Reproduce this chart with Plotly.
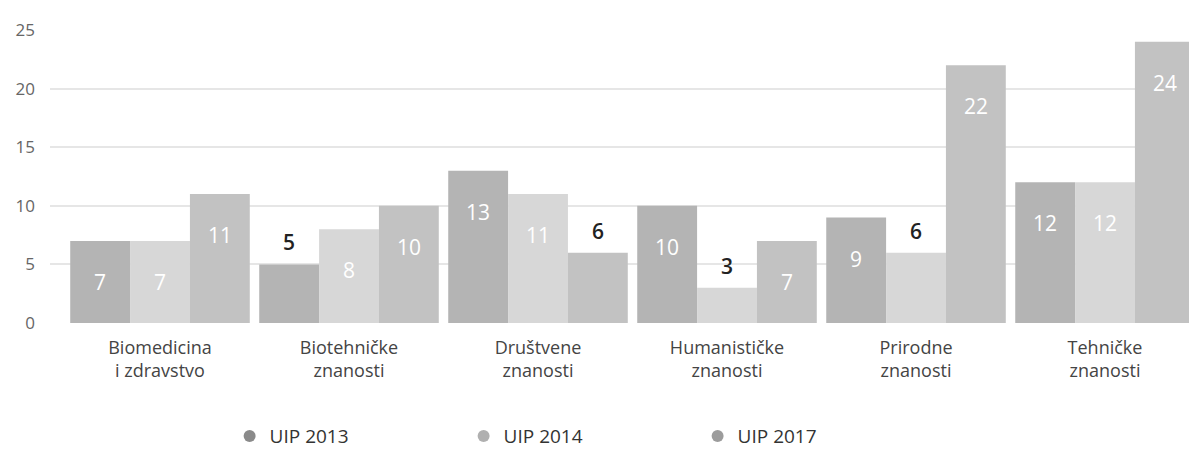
import plotly.graph_objects as go

categories = ["Biomedicina<br>i zdravstvo", "Biotehničke<br>znanosti", "Društvene<br>znanosti",
              "Humanističke<br>znanosti", "Prirodne<br>znanosti", "Tehničke<br>znanosti"]
series_names = ["UIP 2013", "UIP 2014", "UIP 2017"]
uip2013 = [7, 5, 13, 10, 9, 12]
uip2014 = [7, 8, 11, 3, 6, 12]
uip2017 = [11, 10, 6, 7, 22, 24]
y_ticks = [0, 5, 10, 15, 20, 25]

series = [uip2013, uip2014, uip2017]
bar_colors = ["#b4b4b4", "#d7d7d7", "#c2c2c2"]
legend_colors = ["#8a8a8a", "#b0b0b0", "#9c9c9c"]
BARGAP = 0.05

fig = go.Figure()
idx = list(range(len(categories)))
for name, vals, col in zip(series_names, series, bar_colors):
    fig.add_trace(go.Bar(x=idx, y=vals, name=name, marker=dict(color=col, line=dict(width=0)),
                         showlegend=False, hoverinfo="y"))
for name, col in zip(series_names, legend_colors):
    fig.add_trace(go.Scatter(x=[None], y=[None], mode="markers", name=name,
                             marker=dict(symbol="circle", size=12, color=col)))

w = (1 - BARGAP) / len(series)
annotations = []
for j, vals in enumerate(series):
    for i, v in enumerate(vals):
        xpos = i + (j - (len(series) - 1) / 2) * w
        if v <= 6:
            annotations.append(dict(x=xpos, y=v, xref="x", yref="y", text=str(v), showarrow=False,
                                    yshift=22, font=dict(size=21, color="#222222", family="Open Sans",
                                                         weight=600),
                                    yanchor="middle"))
        else:
            annotations.append(dict(x=xpos, y=v, xref="x", yref="y", text=str(v), showarrow=False,
                                    yshift=-41, font=dict(size=21, color="#ffffff", family="Open Sans"),
                                    yanchor="middle"))

# page body has an 8px default margin, so the figure is sized/offset to compensate
fig.update_layout(
    width=1197, height=456,
    margin=dict(l=42, r=0, t=22, b=141),
    paper_bgcolor="white", plot_bgcolor="white",
    barmode="group", bargap=BARGAP, bargroupgap=0,
    font=dict(family="Open Sans", color="#444444"),
    xaxis=dict(type="linear", tickmode="array", tickvals=idx, ticktext=categories,
               range=[-0.582, 5.529], showgrid=False, zeroline=False, showline=False,
               tickfont=dict(size=18, color="#444444"), ticks="", automargin=False,
               ticklabelstandoff=12),
    yaxis=dict(range=[0, 25], tickvals=y_ticks, showgrid=True, gridcolor="#e6e6e6", gridwidth=2,
               zeroline=False, showline=False, tickfont=dict(size=17, color="#666666"),
               ticklabelstandoff=14, automargin=False),
    legend=dict(orientation="h", x=0.1555, xanchor="left", y=-0.386, yanchor="middle",
                font=dict(size=19, color="#333333"), entrywidth=189, itemwidth=30),
    annotations=annotations,
)

fig.write_html("out.html")
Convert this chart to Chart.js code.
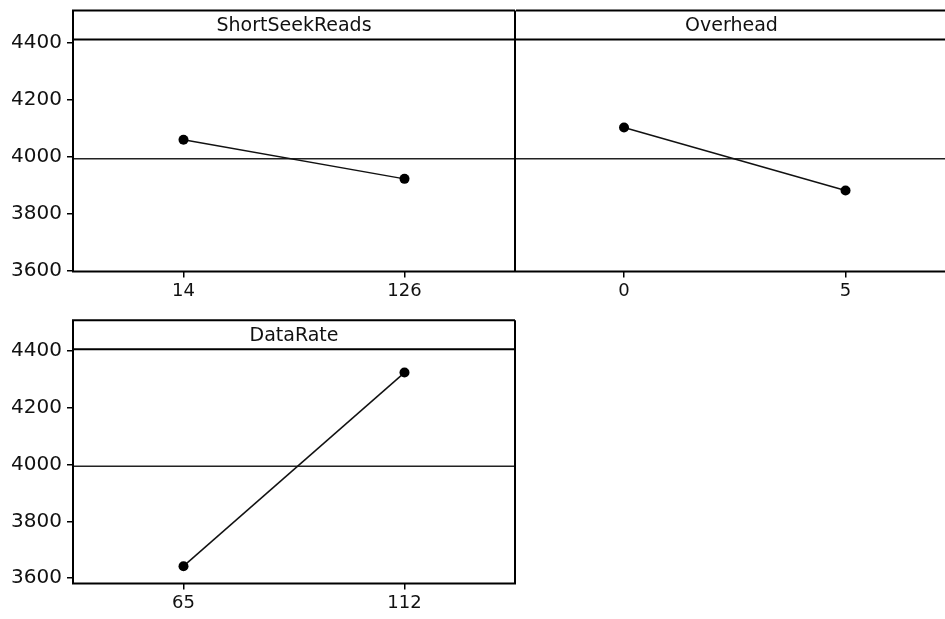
<!DOCTYPE html>
<html>
<head>
<meta charset="utf-8">
<script src="https://cdn.jsdelivr.net/npm/chart.js@4/dist/chart.umd.min.js"></script>
<style>
  body { margin: 0; background: #fff; overflow: hidden; }
  #wrap { position: relative; width: 945px; height: 619px; overflow: hidden; }
  canvas { position: absolute; }
</style>
</head>
<body>
<div id="wrap">
  <canvas id="c1" width="520" height="310" style="left:0;top:0"></canvas>
  <canvas id="c2" width="445" height="310" style="left:510px;top:0"></canvas>
  <canvas id="c3" width="520" height="329" style="left:0;top:290px"></canvas>
</div>
<script>
// Main effects data (means per factor level)
const shortSeekLevels = ['14', '126'];
const shortSeekMeans = [4060, 3923];
const overheadLevels = ['0', '5'];
const overheadMeans = [4103, 3882];
const dataRateLevels = ['65', '112'];
const dataRateMeans = [3642, 4324];
const grandMean = 3994;
const yTicks = [3600, 3800, 4000, 4200, 4400];

const fontFamily = '"DejaVu Sans", Verdana, sans-serif';
const headerH = 29;

// draws the panel box, the header strip and the factor name
const panelFrame = {
  id: 'panelFrame',
  afterDraw(chart) {
    const { ctx, chartArea } = chart;
    const { left, right, top, bottom } = chartArea;
    const opts = chart.options.plugins.panelFrame;
    ctx.save();
    ctx.strokeStyle = '#000';
    ctx.lineWidth = 2;
    ctx.beginPath();
    ctx.moveTo(right, top - headerH);
    ctx.lineTo(left, top - headerH);
    if (opts.leftEdge) ctx.lineTo(left, bottom);
    else ctx.moveTo(left, bottom);
    ctx.lineTo(right, bottom);
    ctx.lineTo(right, top - headerH);
    ctx.moveTo(left, top);
    ctx.lineTo(right, top);
    ctx.stroke();
    ctx.fillStyle = '#111';
    ctx.font = '19px ' + fontFamily;
    ctx.textAlign = 'center';
    ctx.textBaseline = 'middle';
    ctx.fillText(opts.title, (left + right) / 2, top - headerH / 2 + 1);
    ctx.restore();
  }
};

function makePanel(id, title, levels, means, o) {
  const ctx = document.getElementById(id).getContext('2d');
  return new Chart(ctx, {
    type: 'line',
    data: {
      datasets: [
        {
          data: means.map((v, i) => ({ x: i, y: v })),
          borderColor: '#111',
          borderWidth: 1.5,
          pointRadius: 5,
          pointBackgroundColor: '#000',
          pointBorderColor: '#000',
          pointBorderWidth: 0,
        },
        {
          // reference line at the overall mean
          data: [{ x: o.xMin, y: grandMean }, { x: o.xMax, y: grandMean }],
          borderColor: '#222',
          borderWidth: 1.5,
          pointRadius: 0,
        },
      ],
    },
    options: {
      responsive: false,
      animation: false,
      layout: { padding: o.padding },
      plugins: {
        legend: { display: false },
        tooltip: { enabled: false },
        panelFrame: { title: title, leftEdge: o.showY },
      },
      scales: {
        x: {
          type: 'linear',
          min: o.xMin,
          max: o.xMax,
          afterBuildTicks: (s) => { s.ticks = levels.map((l, i) => ({ value: i })); },
          afterFit: (s) => { s.height = o.xAxisH; },
          border: { display: false },
          grid: { drawOnChartArea: false, drawTicks: true, tickLength: 6, color: '#000', lineWidth: 1.5 },
          ticks: {
            callback: (v) => levels[v],
            color: '#111',
            font: { family: fontFamily, size: 18 },
            padding: 3,
            maxRotation: 0,
          },
        },
        y: {
          display: o.showY,
          min: o.yMin,
          max: o.yMax,
          afterBuildTicks: (s) => { s.ticks = yTicks.map((v) => ({ value: v })); },
          afterFit: (s) => { s.width = o.showY ? 73 : 0; },
          border: { display: false },
          grid: { drawOnChartArea: false, drawTicks: true, tickLength: 6, color: '#000', lineWidth: 1.5 },
          ticks: {
            callback: (v) => String(v),
            color: '#111',
            font: { family: fontFamily, size: 20 },
            padding: 5,
          },
        },
      },
    },
    plugins: [panelFrame],
  });
}

makePanel('c1', 'ShortSeekReads', shortSeekLevels, shortSeekMeans, {
  xMin: -0.5, xMax: 1.5, yMin: 3598, yMax: 4412, showY: true, xAxisH: 38.5,
  padding: { top: 39.5, right: 4, left: 0, bottom: 0 },
});

makePanel('c2', 'Overhead', overheadLevels, overheadMeans, {
  xMin: -0.4876, xMax: 1.458, yMin: 3598, yMax: 4412, showY: false, xAxisH: 38.5,
  padding: { top: 39.5, right: 8, left: 6, bottom: 0 },
});

makePanel('c3', 'DataRate', dataRateLevels, dataRateMeans, {
  xMin: -0.5, xMax: 1.5, yMin: 3581, yMax: 4406, showY: true, xAxisH: 35.5,
  padding: { top: 59.3, right: 4, left: 0, bottom: 0 },
});
</script>
</body>
</html>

---

-- GIVEN EXERCISE --
Take the listing above and restate it word for word, without its pictures.

-- TASK RESPONSE --
Reproduce this chart with Plotly.
import plotly.graph_objects as go

categories = ["Biomedicina<br>i zdravstvo", "Biotehničke<br>znanosti", "Društvene<br>znanosti",
              "Humanističke<br>znanosti", "Prirodne<br>znanosti", "Tehničke<br>znanosti"]
series_names = ["UIP 2013", "UIP 2014", "UIP 2017"]
uip2013 = [7, 5, 13, 10, 9, 12]
uip2014 = [7, 8, 11, 3, 6, 12]
uip2017 = [11, 10, 6, 7, 22, 24]
y_ticks = [0, 5, 10, 15, 20, 25]

series = [uip2013, uip2014, uip2017]
bar_colors = ["#b4b4b4", "#d7d7d7", "#c2c2c2"]
legend_colors = ["#8a8a8a", "#b0b0b0", "#9c9c9c"]
BARGAP = 0.05

fig = go.Figure()
idx = list(range(len(categories)))
for name, vals, col in zip(series_names, series, bar_colors):
    fig.add_trace(go.Bar(x=idx, y=vals, name=name, marker=dict(color=col, line=dict(width=0)),
                         showlegend=False, hoverinfo="y"))
for name, col in zip(series_names, legend_colors):
    fig.add_trace(go.Scatter(x=[None], y=[None], mode="markers", name=name,
                             marker=dict(symbol="circle", size=12, color=col)))

w = (1 - BARGAP) / len(series)
annotations = []
for j, vals in enumerate(series):
    for i, v in enumerate(vals):
        xpos = i + (j - (len(series) - 1) / 2) * w
        if v <= 6:
            annotations.append(dict(x=xpos, y=v, xref="x", yref="y", text=str(v), showarrow=False,
                                    yshift=22, font=dict(size=21, color="#222222", family="Open Sans",
                                                         weight=600),
                                    yanchor="middle"))
        else:
            annotations.append(dict(x=xpos, y=v, xref="x", yref="y", text=str(v), showarrow=False,
                                    yshift=-41, font=dict(size=21, color="#ffffff", family="Open Sans"),
                                    yanchor="middle"))

# page body has an 8px default margin, so the figure is sized/offset to compensate
fig.update_layout(
    width=1197, height=456,
    margin=dict(l=42, r=0, t=22, b=141),
    paper_bgcolor="white", plot_bgcolor="white",
    barmode="group", bargap=BARGAP, bargroupgap=0,
    font=dict(family="Open Sans", color="#444444"),
    xaxis=dict(type="linear", tickmode="array", tickvals=idx, ticktext=categories,
               range=[-0.582, 5.529], showgrid=False, zeroline=False, showline=False,
               tickfont=dict(size=18, color="#444444"), ticks="", automargin=False,
               ticklabelstandoff=12),
    yaxis=dict(range=[0, 25], tickvals=y_ticks, showgrid=True, gridcolor="#e6e6e6", gridwidth=2,
               zeroline=False, showline=False, tickfont=dict(size=17, color="#666666"),
               ticklabelstandoff=14, automargin=False),
    legend=dict(orientation="h", x=0.1555, xanchor="left", y=-0.386, yanchor="middle",
                font=dict(size=19, color="#333333"), entrywidth=189, itemwidth=30),
    annotations=annotations,
)

fig.write_html("out.html")
Convert this chart to Chart.js code.
<!DOCTYPE html>
<html>
<head>
<meta charset="utf-8">
<script src="https://cdn.jsdelivr.net/npm/chart.js@4/dist/chart.umd.min.js"></script>
<style>
  body { margin: 0; background: #fff; overflow: hidden; }
  #wrap { position: relative; width: 945px; height: 619px; overflow: hidden; }
  canvas { position: absolute; }
</style>
</head>
<body>
<div id="wrap">
  <canvas id="c1" width="520" height="310" style="left:0;top:0"></canvas>
  <canvas id="c2" width="445" height="310" style="left:510px;top:0"></canvas>
  <canvas id="c3" width="520" height="329" style="left:0;top:290px"></canvas>
</div>
<script>
// Main effects data (means per factor level)
const shortSeekLevels = ['14', '126'];
const shortSeekMeans = [4060, 3923];
const overheadLevels = ['0', '5'];
const overheadMeans = [4103, 3882];
const dataRateLevels = ['65', '112'];
const dataRateMeans = [3642, 4324];
const grandMean = 3994;
const yTicks = [3600, 3800, 4000, 4200, 4400];

const fontFamily = '"DejaVu Sans", Verdana, sans-serif';
const headerH = 29;

// draws the panel box, the header strip and the factor name
const panelFrame = {
  id: 'panelFrame',
  afterDraw(chart) {
    const { ctx, chartArea } = chart;
    const { left, right, top, bottom } = chartArea;
    const opts = chart.options.plugins.panelFrame;
    ctx.save();
    ctx.strokeStyle = '#000';
    ctx.lineWidth = 2;
    ctx.beginPath();
    ctx.moveTo(right, top - headerH);
    ctx.lineTo(left, top - headerH);
    if (opts.leftEdge) ctx.lineTo(left, bottom);
    else ctx.moveTo(left, bottom);
    ctx.lineTo(right, bottom);
    ctx.lineTo(right, top - headerH);
    ctx.moveTo(left, top);
    ctx.lineTo(right, top);
    ctx.stroke();
    ctx.fillStyle = '#111';
    ctx.font = '19px ' + fontFamily;
    ctx.textAlign = 'center';
    ctx.textBaseline = 'middle';
    ctx.fillText(opts.title, (left + right) / 2, top - headerH / 2 + 1);
    ctx.restore();
  }
};

function makePanel(id, title, levels, means, o) {
  const ctx = document.getElementById(id).getContext('2d');
  return new Chart(ctx, {
    type: 'line',
    data: {
      datasets: [
        {
          data: means.map((v, i) => ({ x: i, y: v })),
          borderColor: '#111',
          borderWidth: 1.5,
          pointRadius: 5,
          pointBackgroundColor: '#000',
          pointBorderColor: '#000',
          pointBorderWidth: 0,
        },
        {
          // reference line at the overall mean
          data: [{ x: o.xMin, y: grandMean }, { x: o.xMax, y: grandMean }],
          borderColor: '#222',
          borderWidth: 1.5,
          pointRadius: 0,
        },
      ],
    },
    options: {
      responsive: false,
      animation: false,
      layout: { padding: o.padding },
      plugins: {
        legend: { display: false },
        tooltip: { enabled: false },
        panelFrame: { title: title, leftEdge: o.showY },
      },
      scales: {
        x: {
          type: 'linear',
          min: o.xMin,
          max: o.xMax,
          afterBuildTicks: (s) => { s.ticks = levels.map((l, i) => ({ value: i })); },
          afterFit: (s) => { s.height = o.xAxisH; },
          border: { display: false },
          grid: { drawOnChartArea: false, drawTicks: true, tickLength: 6, color: '#000', lineWidth: 1.5 },
          ticks: {
            callback: (v) => levels[v],
            color: '#111',
            font: { family: fontFamily, size: 18 },
            padding: 3,
            maxRotation: 0,
          },
        },
        y: {
          display: o.showY,
          min: o.yMin,
          max: o.yMax,
          afterBuildTicks: (s) => { s.ticks = yTicks.map((v) => ({ value: v })); },
          afterFit: (s) => { s.width = o.showY ? 73 : 0; },
          border: { display: false },
          grid: { drawOnChartArea: false, drawTicks: true, tickLength: 6, color: '#000', lineWidth: 1.5 },
          ticks: {
            callback: (v) => String(v),
            color: '#111',
            font: { family: fontFamily, size: 20 },
            padding: 5,
          },
        },
      },
    },
    plugins: [panelFrame],
  });
}

makePanel('c1', 'ShortSeekReads', shortSeekLevels, shortSeekMeans, {
  xMin: -0.5, xMax: 1.5, yMin: 3598, yMax: 4412, showY: true, xAxisH: 38.5,
  padding: { top: 39.5, right: 4, left: 0, bottom: 0 },
});

makePanel('c2', 'Overhead', overheadLevels, overheadMeans, {
  xMin: -0.4876, xMax: 1.458, yMin: 3598, yMax: 4412, showY: false, xAxisH: 38.5,
  padding: { top: 39.5, right: 8, left: 6, bottom: 0 },
});

makePanel('c3', 'DataRate', dataRateLevels, dataRateMeans, {
  xMin: -0.5, xMax: 1.5, yMin: 3581, yMax: 4406, showY: true, xAxisH: 35.5,
  padding: { top: 59.3, right: 4, left: 0, bottom: 0 },
});
</script>
</body>
</html>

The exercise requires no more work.